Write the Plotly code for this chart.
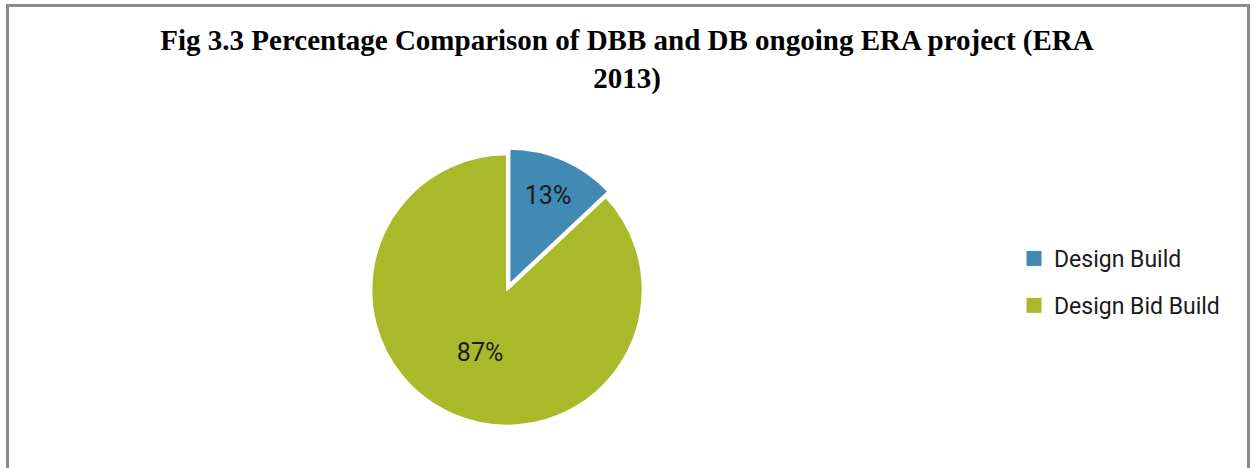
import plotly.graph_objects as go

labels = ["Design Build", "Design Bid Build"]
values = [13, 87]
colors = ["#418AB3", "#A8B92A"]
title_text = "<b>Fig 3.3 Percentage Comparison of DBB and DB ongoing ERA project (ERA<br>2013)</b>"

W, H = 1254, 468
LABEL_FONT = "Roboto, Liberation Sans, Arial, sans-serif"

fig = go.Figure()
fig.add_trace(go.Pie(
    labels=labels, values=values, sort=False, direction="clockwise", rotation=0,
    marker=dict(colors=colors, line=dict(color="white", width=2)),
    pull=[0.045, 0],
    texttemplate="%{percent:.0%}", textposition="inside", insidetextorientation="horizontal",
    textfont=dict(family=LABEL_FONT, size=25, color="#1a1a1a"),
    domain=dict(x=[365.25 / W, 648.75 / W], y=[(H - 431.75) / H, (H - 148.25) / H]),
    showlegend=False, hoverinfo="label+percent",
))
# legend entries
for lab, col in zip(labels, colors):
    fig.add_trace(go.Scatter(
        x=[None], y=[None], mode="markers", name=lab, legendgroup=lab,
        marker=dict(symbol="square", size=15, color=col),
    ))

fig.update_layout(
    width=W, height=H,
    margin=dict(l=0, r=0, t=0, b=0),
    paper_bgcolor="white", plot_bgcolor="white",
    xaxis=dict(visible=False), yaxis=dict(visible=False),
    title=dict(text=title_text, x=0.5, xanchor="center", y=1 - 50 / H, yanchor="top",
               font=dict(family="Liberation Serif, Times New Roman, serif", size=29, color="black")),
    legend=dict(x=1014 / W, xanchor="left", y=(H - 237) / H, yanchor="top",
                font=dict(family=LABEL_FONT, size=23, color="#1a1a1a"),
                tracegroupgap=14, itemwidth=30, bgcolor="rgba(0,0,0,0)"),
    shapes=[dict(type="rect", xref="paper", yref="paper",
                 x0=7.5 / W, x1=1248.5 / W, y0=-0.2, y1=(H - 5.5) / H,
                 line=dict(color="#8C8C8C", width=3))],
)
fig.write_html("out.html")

:::

**To do:**
Quote each line of the listing exactly, but leave the pictures out.

**Solution for this problem:**
Write the Plotly code for this chart.
import plotly.graph_objects as go

labels = ["Design Build", "Design Bid Build"]
values = [13, 87]
colors = ["#418AB3", "#A8B92A"]
title_text = "<b>Fig 3.3 Percentage Comparison of DBB and DB ongoing ERA project (ERA<br>2013)</b>"

W, H = 1254, 468
LABEL_FONT = "Roboto, Liberation Sans, Arial, sans-serif"

fig = go.Figure()
fig.add_trace(go.Pie(
    labels=labels, values=values, sort=False, direction="clockwise", rotation=0,
    marker=dict(colors=colors, line=dict(color="white", width=2)),
    pull=[0.045, 0],
    texttemplate="%{percent:.0%}", textposition="inside", insidetextorientation="horizontal",
    textfont=dict(family=LABEL_FONT, size=25, color="#1a1a1a"),
    domain=dict(x=[365.25 / W, 648.75 / W], y=[(H - 431.75) / H, (H - 148.25) / H]),
    showlegend=False, hoverinfo="label+percent",
))
# legend entries
for lab, col in zip(labels, colors):
    fig.add_trace(go.Scatter(
        x=[None], y=[None], mode="markers", name=lab, legendgroup=lab,
        marker=dict(symbol="square", size=15, color=col),
    ))

fig.update_layout(
    width=W, height=H,
    margin=dict(l=0, r=0, t=0, b=0),
    paper_bgcolor="white", plot_bgcolor="white",
    xaxis=dict(visible=False), yaxis=dict(visible=False),
    title=dict(text=title_text, x=0.5, xanchor="center", y=1 - 50 / H, yanchor="top",
               font=dict(family="Liberation Serif, Times New Roman, serif", size=29, color="black")),
    legend=dict(x=1014 / W, xanchor="left", y=(H - 237) / H, yanchor="top",
                font=dict(family=LABEL_FONT, size=23, color="#1a1a1a"),
                tracegroupgap=14, itemwidth=30, bgcolor="rgba(0,0,0,0)"),
    shapes=[dict(type="rect", xref="paper", yref="paper",
                 x0=7.5 / W, x1=1248.5 / W, y0=-0.2, y1=(H - 5.5) / H,
                 line=dict(color="#8C8C8C", width=3))],
)
fig.write_html("out.html")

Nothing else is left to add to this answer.